===== Working data

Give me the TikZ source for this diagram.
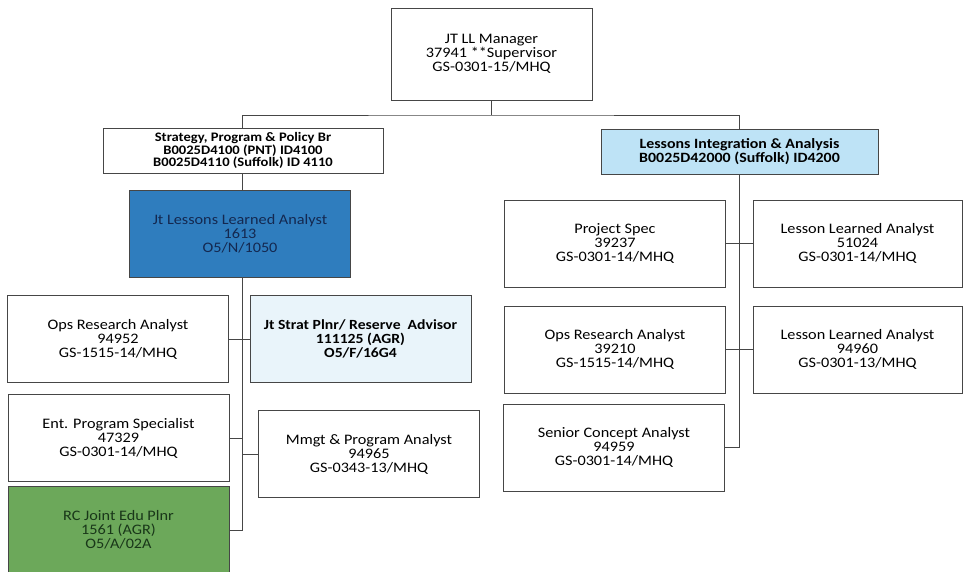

==========
===== Working data

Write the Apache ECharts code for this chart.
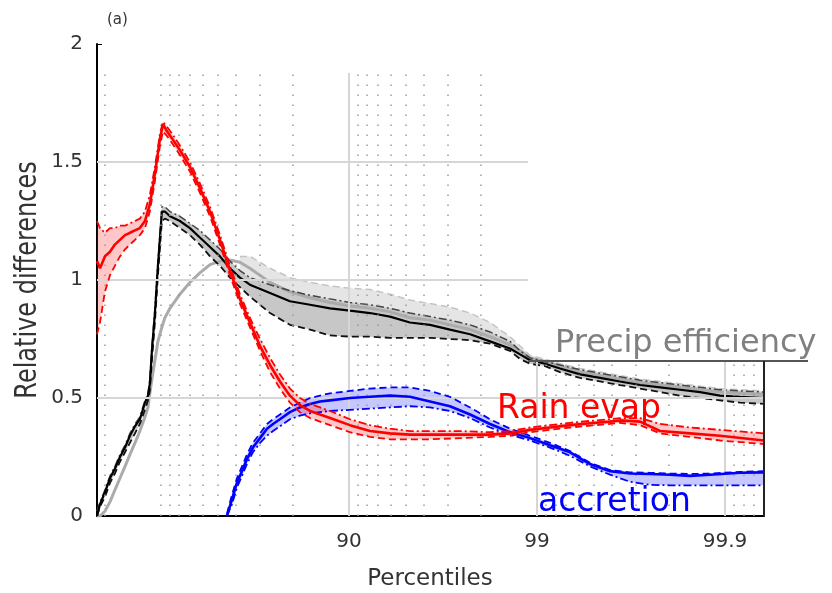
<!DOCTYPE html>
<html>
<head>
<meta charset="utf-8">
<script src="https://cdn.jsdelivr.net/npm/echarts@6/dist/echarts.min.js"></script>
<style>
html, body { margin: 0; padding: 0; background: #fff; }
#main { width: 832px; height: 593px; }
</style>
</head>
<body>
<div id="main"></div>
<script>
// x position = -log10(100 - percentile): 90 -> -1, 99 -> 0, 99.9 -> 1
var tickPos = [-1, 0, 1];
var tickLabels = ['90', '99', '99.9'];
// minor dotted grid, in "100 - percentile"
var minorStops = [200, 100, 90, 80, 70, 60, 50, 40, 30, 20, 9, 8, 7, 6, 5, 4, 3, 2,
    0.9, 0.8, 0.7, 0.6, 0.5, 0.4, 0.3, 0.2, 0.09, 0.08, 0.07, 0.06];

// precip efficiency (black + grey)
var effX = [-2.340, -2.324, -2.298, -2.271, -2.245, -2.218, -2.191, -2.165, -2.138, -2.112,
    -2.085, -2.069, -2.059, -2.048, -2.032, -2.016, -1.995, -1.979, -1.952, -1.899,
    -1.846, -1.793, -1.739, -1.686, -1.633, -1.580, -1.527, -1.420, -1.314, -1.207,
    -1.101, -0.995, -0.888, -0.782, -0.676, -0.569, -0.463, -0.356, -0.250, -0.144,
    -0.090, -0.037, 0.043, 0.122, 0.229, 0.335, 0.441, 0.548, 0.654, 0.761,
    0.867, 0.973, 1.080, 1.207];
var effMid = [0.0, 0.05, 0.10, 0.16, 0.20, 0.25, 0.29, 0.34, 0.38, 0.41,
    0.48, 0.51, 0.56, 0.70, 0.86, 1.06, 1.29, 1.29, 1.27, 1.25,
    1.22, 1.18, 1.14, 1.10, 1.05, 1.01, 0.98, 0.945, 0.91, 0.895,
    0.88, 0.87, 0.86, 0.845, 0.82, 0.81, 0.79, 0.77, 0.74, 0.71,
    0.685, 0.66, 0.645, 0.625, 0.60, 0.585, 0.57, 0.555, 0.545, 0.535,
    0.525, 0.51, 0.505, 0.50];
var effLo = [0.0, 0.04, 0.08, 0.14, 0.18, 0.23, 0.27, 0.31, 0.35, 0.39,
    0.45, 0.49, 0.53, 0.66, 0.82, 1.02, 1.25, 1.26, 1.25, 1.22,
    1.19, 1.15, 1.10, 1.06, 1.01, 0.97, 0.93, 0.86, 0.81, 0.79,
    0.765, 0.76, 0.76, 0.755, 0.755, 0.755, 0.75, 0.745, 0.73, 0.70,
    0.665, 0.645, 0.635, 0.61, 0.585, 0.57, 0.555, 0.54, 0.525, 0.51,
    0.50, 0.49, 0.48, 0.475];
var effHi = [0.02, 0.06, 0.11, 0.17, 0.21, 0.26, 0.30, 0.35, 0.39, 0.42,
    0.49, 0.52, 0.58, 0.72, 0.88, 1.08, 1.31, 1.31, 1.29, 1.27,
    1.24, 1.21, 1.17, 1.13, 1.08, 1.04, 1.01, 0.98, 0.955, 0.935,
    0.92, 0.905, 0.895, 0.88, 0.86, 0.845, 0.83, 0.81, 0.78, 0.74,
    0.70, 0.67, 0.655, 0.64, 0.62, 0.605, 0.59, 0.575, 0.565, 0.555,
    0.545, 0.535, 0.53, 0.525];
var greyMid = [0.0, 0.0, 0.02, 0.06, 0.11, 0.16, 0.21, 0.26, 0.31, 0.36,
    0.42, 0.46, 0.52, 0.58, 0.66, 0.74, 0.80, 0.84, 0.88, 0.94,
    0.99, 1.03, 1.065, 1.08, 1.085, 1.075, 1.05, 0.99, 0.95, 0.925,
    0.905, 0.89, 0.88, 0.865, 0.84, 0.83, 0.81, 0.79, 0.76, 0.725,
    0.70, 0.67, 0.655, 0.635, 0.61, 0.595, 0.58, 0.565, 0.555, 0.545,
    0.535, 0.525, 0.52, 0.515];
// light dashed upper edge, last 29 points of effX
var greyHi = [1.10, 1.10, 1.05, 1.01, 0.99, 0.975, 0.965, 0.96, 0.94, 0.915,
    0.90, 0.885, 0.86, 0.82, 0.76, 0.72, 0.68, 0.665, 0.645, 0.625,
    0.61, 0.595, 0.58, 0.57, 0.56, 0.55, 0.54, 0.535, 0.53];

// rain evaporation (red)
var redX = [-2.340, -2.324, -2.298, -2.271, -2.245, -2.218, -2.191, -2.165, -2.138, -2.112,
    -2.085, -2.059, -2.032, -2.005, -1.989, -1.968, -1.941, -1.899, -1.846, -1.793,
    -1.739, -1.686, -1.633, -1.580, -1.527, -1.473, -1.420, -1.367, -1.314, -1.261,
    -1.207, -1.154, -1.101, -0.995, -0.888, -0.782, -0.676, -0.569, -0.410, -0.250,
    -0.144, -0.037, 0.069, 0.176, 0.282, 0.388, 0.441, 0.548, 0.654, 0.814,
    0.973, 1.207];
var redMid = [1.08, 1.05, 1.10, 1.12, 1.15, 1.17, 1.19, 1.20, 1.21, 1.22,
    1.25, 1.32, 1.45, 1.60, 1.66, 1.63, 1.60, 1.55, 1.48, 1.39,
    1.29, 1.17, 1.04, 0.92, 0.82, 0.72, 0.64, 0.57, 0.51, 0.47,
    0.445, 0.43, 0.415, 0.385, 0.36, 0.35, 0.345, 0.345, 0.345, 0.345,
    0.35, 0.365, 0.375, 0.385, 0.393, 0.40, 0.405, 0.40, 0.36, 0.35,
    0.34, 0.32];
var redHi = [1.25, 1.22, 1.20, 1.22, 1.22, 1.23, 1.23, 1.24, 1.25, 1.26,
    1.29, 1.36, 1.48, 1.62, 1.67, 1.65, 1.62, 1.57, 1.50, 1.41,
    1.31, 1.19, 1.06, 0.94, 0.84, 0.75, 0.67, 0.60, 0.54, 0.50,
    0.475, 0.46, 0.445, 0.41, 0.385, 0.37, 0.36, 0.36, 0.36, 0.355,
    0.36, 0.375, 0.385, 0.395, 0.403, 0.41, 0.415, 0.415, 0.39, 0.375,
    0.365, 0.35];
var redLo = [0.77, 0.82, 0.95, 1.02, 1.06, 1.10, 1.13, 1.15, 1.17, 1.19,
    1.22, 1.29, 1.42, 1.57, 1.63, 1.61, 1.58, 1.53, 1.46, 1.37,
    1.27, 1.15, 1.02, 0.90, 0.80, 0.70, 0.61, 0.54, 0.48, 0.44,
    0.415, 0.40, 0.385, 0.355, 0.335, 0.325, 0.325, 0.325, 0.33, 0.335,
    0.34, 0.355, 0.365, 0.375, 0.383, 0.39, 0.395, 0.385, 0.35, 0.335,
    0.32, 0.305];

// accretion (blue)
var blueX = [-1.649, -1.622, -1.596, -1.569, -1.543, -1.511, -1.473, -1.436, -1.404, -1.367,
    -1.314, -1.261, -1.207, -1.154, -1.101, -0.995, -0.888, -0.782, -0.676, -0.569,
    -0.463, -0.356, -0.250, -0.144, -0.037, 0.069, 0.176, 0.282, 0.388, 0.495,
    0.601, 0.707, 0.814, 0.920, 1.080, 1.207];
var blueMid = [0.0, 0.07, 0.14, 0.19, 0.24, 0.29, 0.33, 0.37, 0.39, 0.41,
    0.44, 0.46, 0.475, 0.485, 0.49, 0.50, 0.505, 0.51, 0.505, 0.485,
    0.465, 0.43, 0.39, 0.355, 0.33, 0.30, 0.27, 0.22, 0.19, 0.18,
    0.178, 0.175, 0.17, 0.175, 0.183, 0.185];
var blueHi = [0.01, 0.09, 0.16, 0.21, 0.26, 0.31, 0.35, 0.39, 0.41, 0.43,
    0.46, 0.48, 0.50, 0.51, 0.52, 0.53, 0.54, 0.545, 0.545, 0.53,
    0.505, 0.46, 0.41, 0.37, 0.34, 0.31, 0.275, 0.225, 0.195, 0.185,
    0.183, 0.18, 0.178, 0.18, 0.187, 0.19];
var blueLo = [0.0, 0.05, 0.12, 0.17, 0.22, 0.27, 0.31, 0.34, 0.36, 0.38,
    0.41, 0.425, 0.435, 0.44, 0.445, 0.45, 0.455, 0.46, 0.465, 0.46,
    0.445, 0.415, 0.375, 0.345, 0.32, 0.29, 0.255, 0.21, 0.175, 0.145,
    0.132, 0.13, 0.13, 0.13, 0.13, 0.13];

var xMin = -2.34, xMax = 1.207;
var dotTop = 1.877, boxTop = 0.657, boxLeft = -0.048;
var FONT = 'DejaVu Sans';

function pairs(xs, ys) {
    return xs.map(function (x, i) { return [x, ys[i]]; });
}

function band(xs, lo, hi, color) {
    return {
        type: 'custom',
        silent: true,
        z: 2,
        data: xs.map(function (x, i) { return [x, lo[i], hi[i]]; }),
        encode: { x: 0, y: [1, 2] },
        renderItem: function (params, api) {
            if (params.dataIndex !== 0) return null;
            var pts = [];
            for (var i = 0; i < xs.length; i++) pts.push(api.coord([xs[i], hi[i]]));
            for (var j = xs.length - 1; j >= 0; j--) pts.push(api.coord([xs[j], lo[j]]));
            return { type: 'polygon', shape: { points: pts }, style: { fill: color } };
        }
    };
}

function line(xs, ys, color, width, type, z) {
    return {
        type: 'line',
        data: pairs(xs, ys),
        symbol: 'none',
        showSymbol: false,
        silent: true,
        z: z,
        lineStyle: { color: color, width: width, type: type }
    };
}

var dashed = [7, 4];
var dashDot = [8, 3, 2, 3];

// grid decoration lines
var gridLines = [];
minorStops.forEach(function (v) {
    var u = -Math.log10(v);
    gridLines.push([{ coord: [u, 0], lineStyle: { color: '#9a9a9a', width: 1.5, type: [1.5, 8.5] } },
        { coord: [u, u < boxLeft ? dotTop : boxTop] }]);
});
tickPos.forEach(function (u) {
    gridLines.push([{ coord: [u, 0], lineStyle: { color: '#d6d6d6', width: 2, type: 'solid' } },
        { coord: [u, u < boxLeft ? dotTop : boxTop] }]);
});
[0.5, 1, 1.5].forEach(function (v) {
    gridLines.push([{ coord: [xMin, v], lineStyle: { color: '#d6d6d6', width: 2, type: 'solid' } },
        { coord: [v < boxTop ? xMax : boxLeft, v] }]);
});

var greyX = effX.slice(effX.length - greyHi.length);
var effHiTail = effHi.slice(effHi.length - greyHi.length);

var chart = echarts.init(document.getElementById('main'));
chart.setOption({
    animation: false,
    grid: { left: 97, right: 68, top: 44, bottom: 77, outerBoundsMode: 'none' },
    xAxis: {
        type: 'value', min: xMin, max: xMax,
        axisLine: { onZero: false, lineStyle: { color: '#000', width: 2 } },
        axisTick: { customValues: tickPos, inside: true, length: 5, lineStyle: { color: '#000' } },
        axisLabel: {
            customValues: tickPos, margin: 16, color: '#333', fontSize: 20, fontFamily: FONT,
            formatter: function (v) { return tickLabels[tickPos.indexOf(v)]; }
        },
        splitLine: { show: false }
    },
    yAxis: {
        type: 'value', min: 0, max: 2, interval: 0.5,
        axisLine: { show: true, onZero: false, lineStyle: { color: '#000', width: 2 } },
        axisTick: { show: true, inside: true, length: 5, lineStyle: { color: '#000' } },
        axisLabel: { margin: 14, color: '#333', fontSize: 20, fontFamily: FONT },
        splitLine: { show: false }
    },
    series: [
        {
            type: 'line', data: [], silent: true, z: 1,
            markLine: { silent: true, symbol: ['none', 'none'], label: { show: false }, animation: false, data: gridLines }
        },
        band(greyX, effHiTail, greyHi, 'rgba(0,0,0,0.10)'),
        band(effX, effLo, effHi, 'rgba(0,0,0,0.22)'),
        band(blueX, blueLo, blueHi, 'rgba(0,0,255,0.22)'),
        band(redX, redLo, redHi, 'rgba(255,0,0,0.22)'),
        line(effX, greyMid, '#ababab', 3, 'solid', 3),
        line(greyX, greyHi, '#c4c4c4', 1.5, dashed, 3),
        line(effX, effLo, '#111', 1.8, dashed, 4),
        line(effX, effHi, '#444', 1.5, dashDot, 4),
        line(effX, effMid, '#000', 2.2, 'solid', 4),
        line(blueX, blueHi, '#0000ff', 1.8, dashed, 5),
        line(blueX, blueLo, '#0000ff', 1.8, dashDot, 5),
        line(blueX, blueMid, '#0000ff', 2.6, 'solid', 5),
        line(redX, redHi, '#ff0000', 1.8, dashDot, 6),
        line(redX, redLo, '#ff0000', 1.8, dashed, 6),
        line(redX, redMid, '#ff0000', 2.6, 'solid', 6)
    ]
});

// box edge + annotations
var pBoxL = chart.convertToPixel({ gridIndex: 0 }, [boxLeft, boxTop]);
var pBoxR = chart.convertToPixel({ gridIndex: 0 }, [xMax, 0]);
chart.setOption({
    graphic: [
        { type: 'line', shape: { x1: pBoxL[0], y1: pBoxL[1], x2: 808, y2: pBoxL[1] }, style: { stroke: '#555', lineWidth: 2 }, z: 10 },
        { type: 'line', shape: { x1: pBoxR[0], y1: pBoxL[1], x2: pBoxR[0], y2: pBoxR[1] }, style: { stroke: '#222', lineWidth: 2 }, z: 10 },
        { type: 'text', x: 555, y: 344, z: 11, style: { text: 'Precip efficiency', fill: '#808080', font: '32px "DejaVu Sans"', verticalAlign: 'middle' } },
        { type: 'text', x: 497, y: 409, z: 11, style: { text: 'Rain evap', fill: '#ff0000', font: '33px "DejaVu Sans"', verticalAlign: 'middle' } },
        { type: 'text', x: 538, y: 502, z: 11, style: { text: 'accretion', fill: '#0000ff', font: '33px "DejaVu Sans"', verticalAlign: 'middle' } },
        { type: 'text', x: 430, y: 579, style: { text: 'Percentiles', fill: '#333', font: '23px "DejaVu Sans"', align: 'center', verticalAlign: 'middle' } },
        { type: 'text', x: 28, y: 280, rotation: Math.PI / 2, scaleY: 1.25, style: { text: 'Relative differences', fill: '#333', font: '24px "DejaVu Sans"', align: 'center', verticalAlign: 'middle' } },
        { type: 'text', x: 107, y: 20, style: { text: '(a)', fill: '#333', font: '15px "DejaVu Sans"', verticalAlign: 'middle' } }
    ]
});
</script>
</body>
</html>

==========

The exercise:
Identify and copy the lines holding the word "this".

Output of the task:
Give me the TikZ source for this diagram.
Write the Apache ECharts code for this chart.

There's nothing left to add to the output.